_AIM_
Begin with the first line of the material and write out each line exactly, ending with the line that contains "[2012, 2015], [2012]]". Pictures are not part of the copy.

_INFORMATION PROVIDED_
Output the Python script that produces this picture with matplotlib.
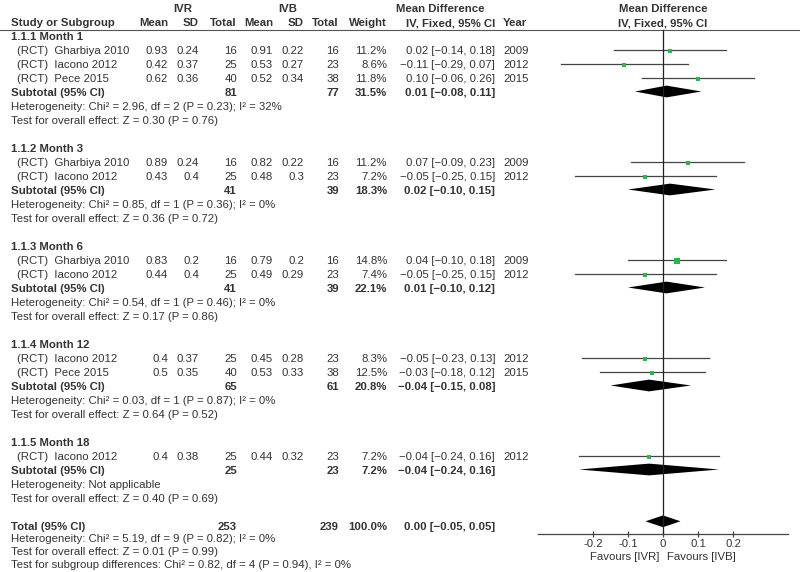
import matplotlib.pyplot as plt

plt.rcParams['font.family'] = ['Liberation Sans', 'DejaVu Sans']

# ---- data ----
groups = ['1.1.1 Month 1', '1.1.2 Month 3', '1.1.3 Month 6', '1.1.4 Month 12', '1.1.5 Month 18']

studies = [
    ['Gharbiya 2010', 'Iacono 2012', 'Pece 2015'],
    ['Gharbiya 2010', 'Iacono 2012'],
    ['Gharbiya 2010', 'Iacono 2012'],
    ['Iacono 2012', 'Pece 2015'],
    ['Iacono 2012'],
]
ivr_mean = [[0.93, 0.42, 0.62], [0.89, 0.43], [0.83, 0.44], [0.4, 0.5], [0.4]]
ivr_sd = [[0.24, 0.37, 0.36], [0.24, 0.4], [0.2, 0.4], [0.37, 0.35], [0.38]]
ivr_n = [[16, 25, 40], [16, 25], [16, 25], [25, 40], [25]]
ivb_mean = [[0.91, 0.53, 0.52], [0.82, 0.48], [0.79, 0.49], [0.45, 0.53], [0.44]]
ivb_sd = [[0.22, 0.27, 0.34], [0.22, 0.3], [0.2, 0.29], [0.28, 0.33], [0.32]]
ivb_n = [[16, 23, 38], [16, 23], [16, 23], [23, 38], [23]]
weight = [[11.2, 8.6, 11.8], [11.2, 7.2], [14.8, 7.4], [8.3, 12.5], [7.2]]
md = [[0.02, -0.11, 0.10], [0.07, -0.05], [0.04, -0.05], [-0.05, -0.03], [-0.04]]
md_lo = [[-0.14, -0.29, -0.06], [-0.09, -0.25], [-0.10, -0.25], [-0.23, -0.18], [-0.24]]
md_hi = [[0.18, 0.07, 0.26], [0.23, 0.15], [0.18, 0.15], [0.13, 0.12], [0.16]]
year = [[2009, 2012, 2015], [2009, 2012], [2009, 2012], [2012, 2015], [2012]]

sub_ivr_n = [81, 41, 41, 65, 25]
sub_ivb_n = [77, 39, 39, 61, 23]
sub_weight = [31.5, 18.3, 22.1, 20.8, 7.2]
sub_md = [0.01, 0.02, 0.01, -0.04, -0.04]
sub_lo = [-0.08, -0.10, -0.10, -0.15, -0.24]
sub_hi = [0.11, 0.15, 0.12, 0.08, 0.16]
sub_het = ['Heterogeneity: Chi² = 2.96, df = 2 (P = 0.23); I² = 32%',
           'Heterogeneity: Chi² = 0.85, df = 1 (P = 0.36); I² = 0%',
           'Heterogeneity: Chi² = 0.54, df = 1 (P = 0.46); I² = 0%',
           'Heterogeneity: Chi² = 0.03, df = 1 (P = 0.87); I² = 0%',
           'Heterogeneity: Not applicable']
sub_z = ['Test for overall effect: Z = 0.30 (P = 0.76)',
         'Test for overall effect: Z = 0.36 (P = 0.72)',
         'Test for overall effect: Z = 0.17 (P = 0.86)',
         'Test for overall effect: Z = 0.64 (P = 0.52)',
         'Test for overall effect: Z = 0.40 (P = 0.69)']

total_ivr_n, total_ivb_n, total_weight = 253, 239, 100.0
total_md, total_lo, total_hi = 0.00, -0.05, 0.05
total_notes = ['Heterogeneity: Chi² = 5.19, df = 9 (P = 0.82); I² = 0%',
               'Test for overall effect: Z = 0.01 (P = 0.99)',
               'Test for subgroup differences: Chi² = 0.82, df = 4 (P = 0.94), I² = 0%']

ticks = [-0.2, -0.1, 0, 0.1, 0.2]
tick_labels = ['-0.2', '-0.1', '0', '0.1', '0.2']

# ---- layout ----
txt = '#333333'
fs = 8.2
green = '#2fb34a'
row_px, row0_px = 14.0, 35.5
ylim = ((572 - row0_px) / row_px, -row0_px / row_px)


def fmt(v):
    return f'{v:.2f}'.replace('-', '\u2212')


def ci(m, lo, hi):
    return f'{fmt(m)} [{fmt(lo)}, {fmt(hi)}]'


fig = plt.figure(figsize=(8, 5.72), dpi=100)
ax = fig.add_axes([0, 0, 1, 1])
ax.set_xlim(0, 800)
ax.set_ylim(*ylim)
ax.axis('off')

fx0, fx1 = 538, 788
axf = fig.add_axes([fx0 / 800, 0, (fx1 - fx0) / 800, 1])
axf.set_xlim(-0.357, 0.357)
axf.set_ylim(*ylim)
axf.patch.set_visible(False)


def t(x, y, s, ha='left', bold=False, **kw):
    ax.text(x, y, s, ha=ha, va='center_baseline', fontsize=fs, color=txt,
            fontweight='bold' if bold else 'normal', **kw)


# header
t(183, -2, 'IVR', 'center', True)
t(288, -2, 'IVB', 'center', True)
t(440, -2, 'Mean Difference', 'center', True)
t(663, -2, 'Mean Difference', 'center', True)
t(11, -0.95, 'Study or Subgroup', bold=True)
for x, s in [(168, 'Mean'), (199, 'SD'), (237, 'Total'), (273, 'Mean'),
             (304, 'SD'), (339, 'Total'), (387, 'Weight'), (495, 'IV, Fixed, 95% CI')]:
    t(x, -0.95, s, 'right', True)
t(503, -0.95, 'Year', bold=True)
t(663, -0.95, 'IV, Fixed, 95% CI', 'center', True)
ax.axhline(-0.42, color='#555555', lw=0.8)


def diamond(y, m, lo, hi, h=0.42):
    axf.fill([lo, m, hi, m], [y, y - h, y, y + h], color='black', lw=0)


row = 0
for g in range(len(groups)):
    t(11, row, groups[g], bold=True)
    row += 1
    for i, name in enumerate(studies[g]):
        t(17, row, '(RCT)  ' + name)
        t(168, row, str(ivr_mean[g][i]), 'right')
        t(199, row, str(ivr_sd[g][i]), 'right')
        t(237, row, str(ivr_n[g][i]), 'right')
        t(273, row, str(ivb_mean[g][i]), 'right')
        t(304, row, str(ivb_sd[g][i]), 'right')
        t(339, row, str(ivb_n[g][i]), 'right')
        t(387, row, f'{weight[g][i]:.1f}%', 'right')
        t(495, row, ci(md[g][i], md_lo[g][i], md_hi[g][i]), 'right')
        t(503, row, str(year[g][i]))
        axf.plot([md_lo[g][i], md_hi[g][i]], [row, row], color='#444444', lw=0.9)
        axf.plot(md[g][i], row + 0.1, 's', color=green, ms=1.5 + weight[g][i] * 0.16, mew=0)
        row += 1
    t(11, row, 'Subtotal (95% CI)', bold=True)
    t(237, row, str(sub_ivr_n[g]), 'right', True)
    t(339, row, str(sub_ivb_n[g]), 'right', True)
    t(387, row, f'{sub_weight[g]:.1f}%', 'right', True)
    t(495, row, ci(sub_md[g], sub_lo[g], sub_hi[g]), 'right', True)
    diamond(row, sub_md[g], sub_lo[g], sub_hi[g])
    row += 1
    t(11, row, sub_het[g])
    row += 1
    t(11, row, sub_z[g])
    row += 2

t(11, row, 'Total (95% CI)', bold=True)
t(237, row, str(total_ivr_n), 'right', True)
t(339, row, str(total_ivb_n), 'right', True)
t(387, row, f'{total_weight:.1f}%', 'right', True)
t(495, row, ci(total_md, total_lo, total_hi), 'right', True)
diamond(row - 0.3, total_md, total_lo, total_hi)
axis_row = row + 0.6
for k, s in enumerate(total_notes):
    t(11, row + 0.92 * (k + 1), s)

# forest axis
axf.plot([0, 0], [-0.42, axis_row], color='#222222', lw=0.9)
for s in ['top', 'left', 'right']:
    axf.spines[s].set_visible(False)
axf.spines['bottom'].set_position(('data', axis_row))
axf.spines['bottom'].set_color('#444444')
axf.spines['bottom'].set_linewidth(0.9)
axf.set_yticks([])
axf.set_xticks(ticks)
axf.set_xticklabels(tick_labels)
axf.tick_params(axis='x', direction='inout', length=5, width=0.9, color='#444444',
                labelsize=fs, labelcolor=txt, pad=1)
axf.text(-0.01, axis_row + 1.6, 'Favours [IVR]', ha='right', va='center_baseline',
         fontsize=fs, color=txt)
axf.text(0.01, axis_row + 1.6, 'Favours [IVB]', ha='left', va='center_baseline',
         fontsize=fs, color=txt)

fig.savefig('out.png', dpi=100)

_RESPONSE TO THIS TASK_
Output the Python script that produces this picture with matplotlib.
import matplotlib.pyplot as plt

plt.rcParams['font.family'] = ['Liberation Sans', 'DejaVu Sans']

# ---- data ----
groups = ['1.1.1 Month 1', '1.1.2 Month 3', '1.1.3 Month 6', '1.1.4 Month 12', '1.1.5 Month 18']

studies = [
    ['Gharbiya 2010', 'Iacono 2012', 'Pece 2015'],
    ['Gharbiya 2010', 'Iacono 2012'],
    ['Gharbiya 2010', 'Iacono 2012'],
    ['Iacono 2012', 'Pece 2015'],
    ['Iacono 2012'],
]
ivr_mean = [[0.93, 0.42, 0.62], [0.89, 0.43], [0.83, 0.44], [0.4, 0.5], [0.4]]
ivr_sd = [[0.24, 0.37, 0.36], [0.24, 0.4], [0.2, 0.4], [0.37, 0.35], [0.38]]
ivr_n = [[16, 25, 40], [16, 25], [16, 25], [25, 40], [25]]
ivb_mean = [[0.91, 0.53, 0.52], [0.82, 0.48], [0.79, 0.49], [0.45, 0.53], [0.44]]
ivb_sd = [[0.22, 0.27, 0.34], [0.22, 0.3], [0.2, 0.29], [0.28, 0.33], [0.32]]
ivb_n = [[16, 23, 38], [16, 23], [16, 23], [23, 38], [23]]
weight = [[11.2, 8.6, 11.8], [11.2, 7.2], [14.8, 7.4], [8.3, 12.5], [7.2]]
md = [[0.02, -0.11, 0.10], [0.07, -0.05], [0.04, -0.05], [-0.05, -0.03], [-0.04]]
md_lo = [[-0.14, -0.29, -0.06], [-0.09, -0.25], [-0.10, -0.25], [-0.23, -0.18], [-0.24]]
md_hi = [[0.18, 0.07, 0.26], [0.23, 0.15], [0.18, 0.15], [0.13, 0.12], [0.16]]
year = [[2009, 2012, 2015], [2009, 2012], [2009, 2012], [2012, 2015], [2012]]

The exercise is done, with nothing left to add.